La prima puntata ci mette subito di fronte alla prima verità: gli anni sono passati e i protagonisti non sono più bambini, sono entrati in piena adolescenza con ovviamente la fase ormonale che ne consegue. Un ulteriore prova di buona scrittura, perché i personaggi sono più umani che mai, sbagliano, si arrabbiano, cadono e poi si rialzano. Stranger Things 3 conferma l’ottimo lavoro di caratterizzazione del cast, in un crescendo di emozioni nel corso delle otto puntate, fino ad uno struggente finale e ad una post credit che apre su un altro futuro.
Stranger Things 3: La Spiegazione della scena Post Credit.
I Duffer, insieme agli altri sceneggiatori dello show, evitano la stessa frenata anticlimatica della seconda stagione, ma mantengono la formula di dividere i protagonisti in diversi gruppi, con le dovute aggiunte, raccontandoci le diverse storie che collideranno immancabilmente nel finale di stagione. Il tutto con i punti di forza di Stranger Things: la musica con My Bologna e Material Girl tra le altre, le atmosfere e le citazioni al 1985. E così passiamo da Terminator a Ritorno al Futuro, in una nuova caccia all’easter egg mai invasivo.
Questa terza stagione da anche più spazio ad alcuni dei personaggi introdotti due anni fa, come Erica (Priah Ferguson), la sorella di Lucas (Caleb Mclaughin) e Murray (Brett Gelman) ma la new entry che più lascia il segno è sicuramente Robin (Maya Hawke) collega di Steve alla gelateria e altro personaggio che si unisce alla schiera di caratterizzazioni riuscite di Stranger Things.
E a proposito di caratterizzazioni, anche Billy (Dacre Montgomery) ha finalmente una rivalsa dopo l’introduzione come bullo belloccio vessato dal padre nella seconda serie. E lo stesso si può dire di Max (Sadie Sink) ormai perfettamente integrata nel gruppo e determinata a diventare la migliore amica di El. Anche nel loro caso c’è quindi una crescita, uno sviluppo e una conclusione ad alcune delle trame di due anni fa.

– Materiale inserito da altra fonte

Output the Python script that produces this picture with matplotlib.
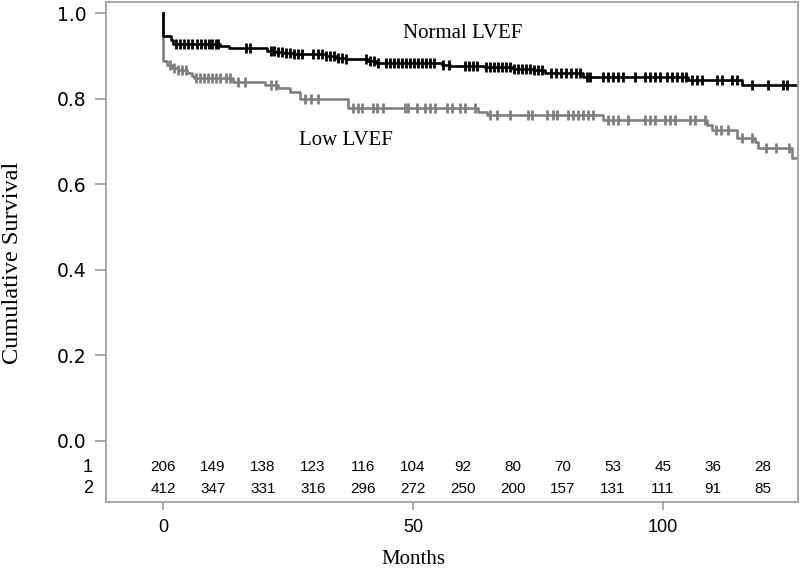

Stranger Things 3 impara da quanto sbagliato nella seconda stagione e torna ai fasti della prima, non dimenticando per strada i pregi della precedente. Esempio lampante il rapporto tra Hopper e Eleven, sebbene meno sotto i riflettori rispetto a due anni fa dove era il punto cardine (e l’aspetto migliore) , continua ad evolversi grazie all’adolescenza della ragazza, in un crescendo toccante che culminerà nell’ottava puntata.
Insomma la produzione dei fratelli Duffer è ancora una volta una delle punte di diamante di Netflix, imperdibile e capace sempre di ammaliare. Il futuro è incerto, e se la serie si fermasse così, con questo finale, potrei ritenermi anche soddisfatto. C’è però la già citata scena post credit, è abbastanza per dare un ulteriore spunto alle avventure dei ragazzi di Hawkins?